Arnaud Michniak - Poing perdu
Quand on n’a plus rien à défendre, tout ce qu’il nous reste à faire c’est d’attaquer, encore et encore, pour se sentir résister à défaut d’exister. Tel est le postulat de Poing perdu, premier essai solo parfait d’Arnaud Michniak qui voit le penseur/poète de feu Diabologum et de Programme se débattre pour survivre à la contemplation distante de ses dernières illusions agonisantes.
1. Poing perdu I
2. J’attends
3. Mille voix
4. Mourir idiot
5. Je suis le peuple sans visage
6. Poing perdu II
7. A travers les gens comme au fond de moi
8. Poing perdu III
Nous n’avions plus de nouvelles de Programme, l’un des groupes français les plus passionnants des années 2000, depuis l’EP Bogue paru il a trois ans sur l’excellent label Ici D’Ailleurs. C’est logiquement sur ce même label que l’on retrouve aujourd’hui en catimini, nous prenant presque au dépourvu, son leader Arnaud Michniak pour un album au cheminement un peu particulier. C’est en effet un projet de film - médium auquel l’artiste s’était déjà frotté à l’occasion du projet audiovisuel en deux parties Appel ça comme tu veux , qui mettait en images l’univers de violence sociale, l’esprit d’anarchie et les désillusions de son auteur et vient d’être édité en DVD en mai dernier - né de sa rencontre avec l’anglais Mathieu Copeland qui a d’abord motivé l’écriture des chansons Poing perdu I, II et III, lesquelles auraient dû lui servir de bande originale.
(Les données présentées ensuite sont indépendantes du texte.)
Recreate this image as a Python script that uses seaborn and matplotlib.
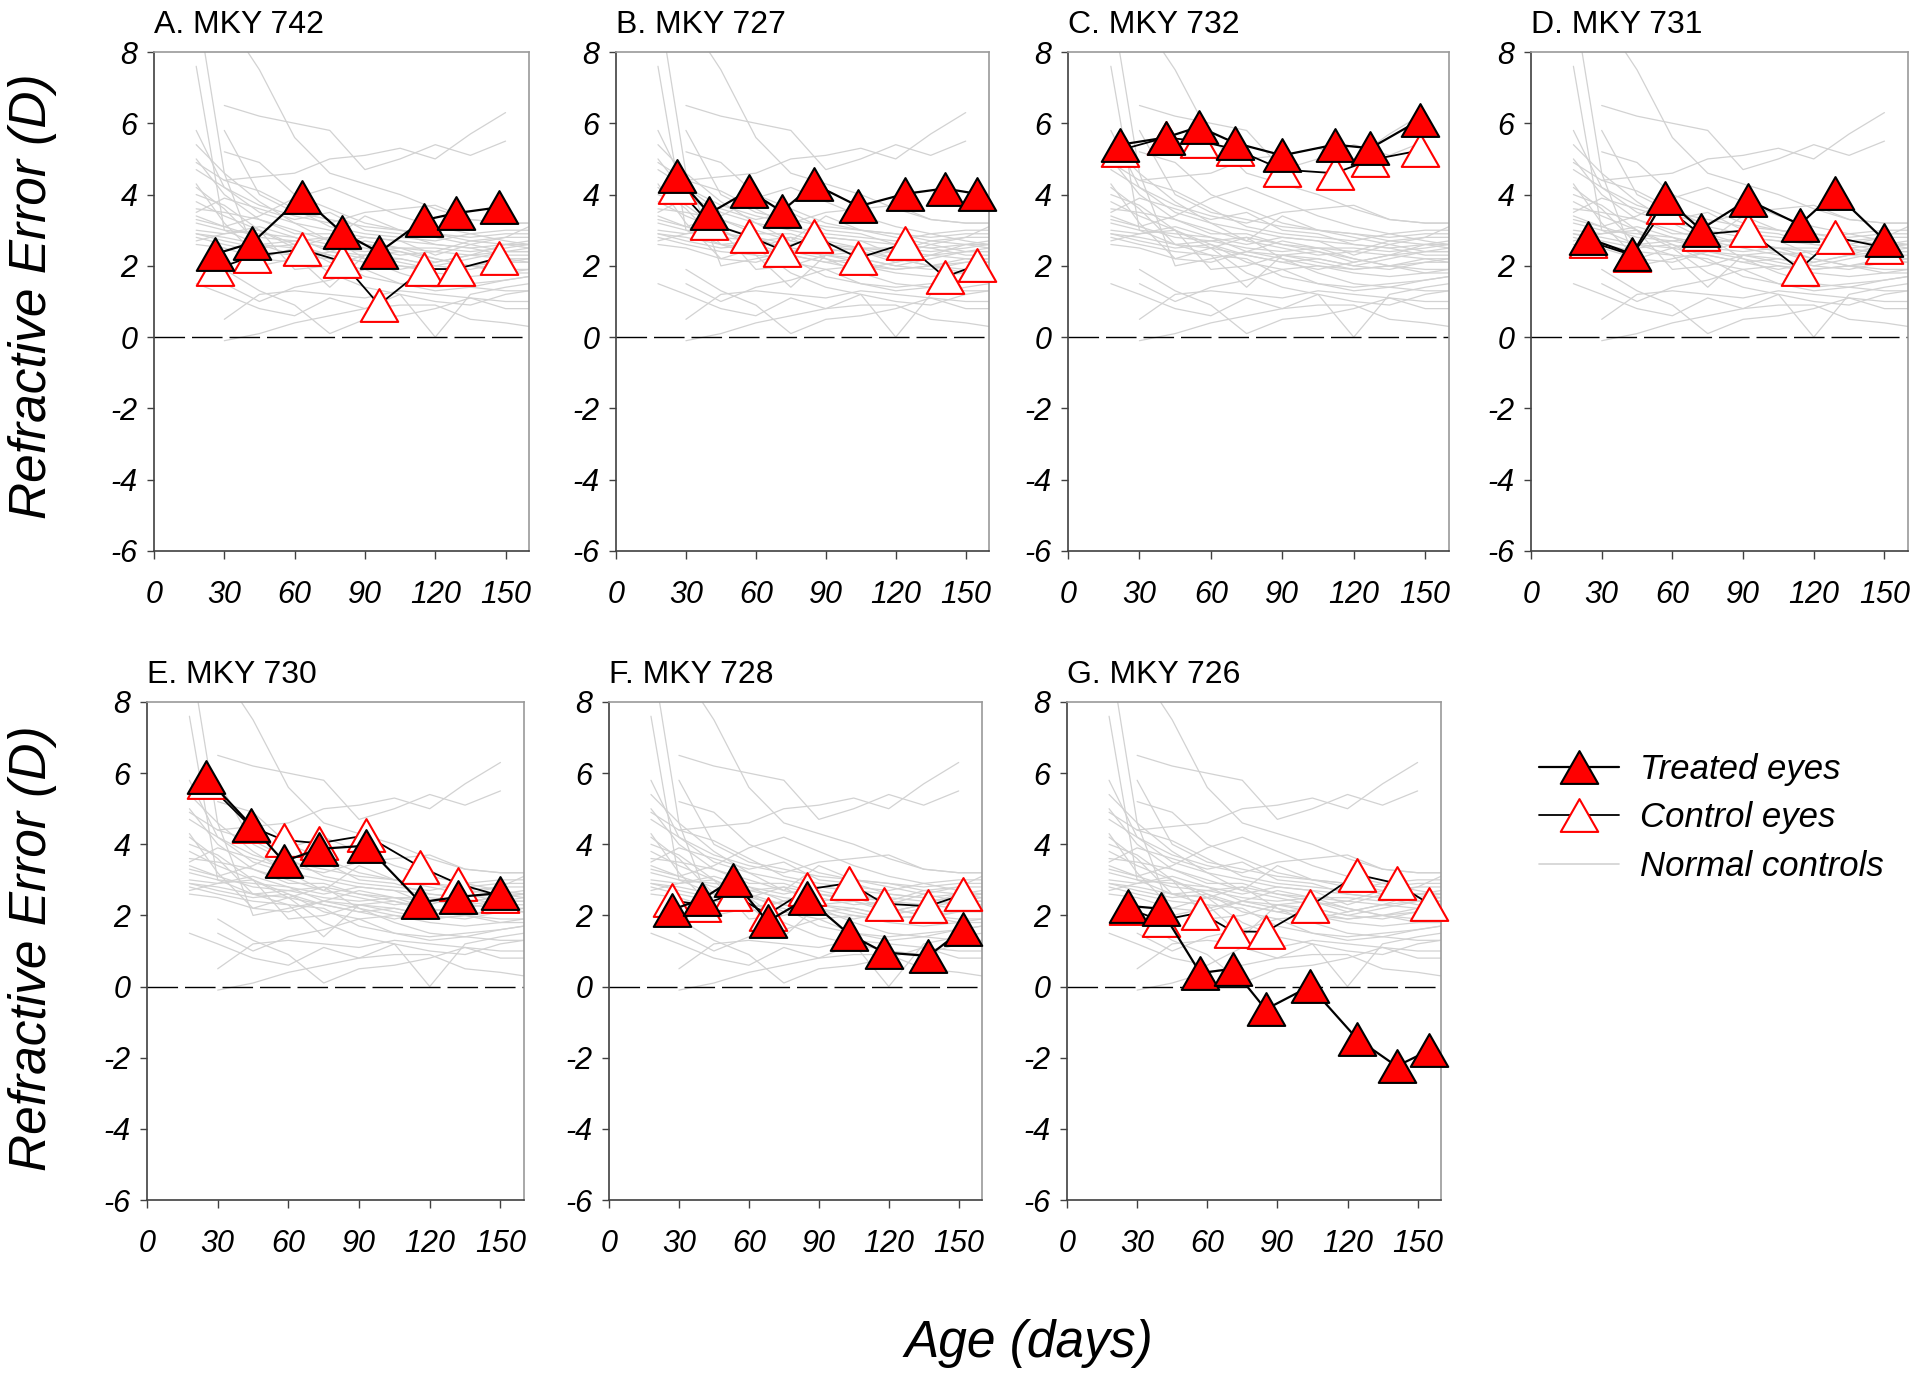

A l’heure actuelle, on ne sait pas trop quand sortira ce long-métrage tourné à Hong-Kong en 2006, mais une poignée de morceaux supplémentaires sont finalement venus compléter ce premier jet laissé de côté pour donner forme au Poing perdu qui nous occupe ici. Un mini-album (seulement 8 chansons pour 23 minutes) bien moins morbide que son artwork emprunté à l’artiste contemporaine Gloria Friedmann pourrait le laisser supposer, et qui permet au toulousain, seul maître à bord de l’écriture au mixage, non seulement de prolonger et d’approfondir l’oeuvre de Programme en se livrant plus intimement que jamais et avec une concision qui ne sacrifie rien à la richesse et au pouvoir d’évocation de son univers musical, mais également de renouer avec certains aspects plus mélodiques et posés du dernier album de Diabologum, dont la responsabilité lui revient pour moitié.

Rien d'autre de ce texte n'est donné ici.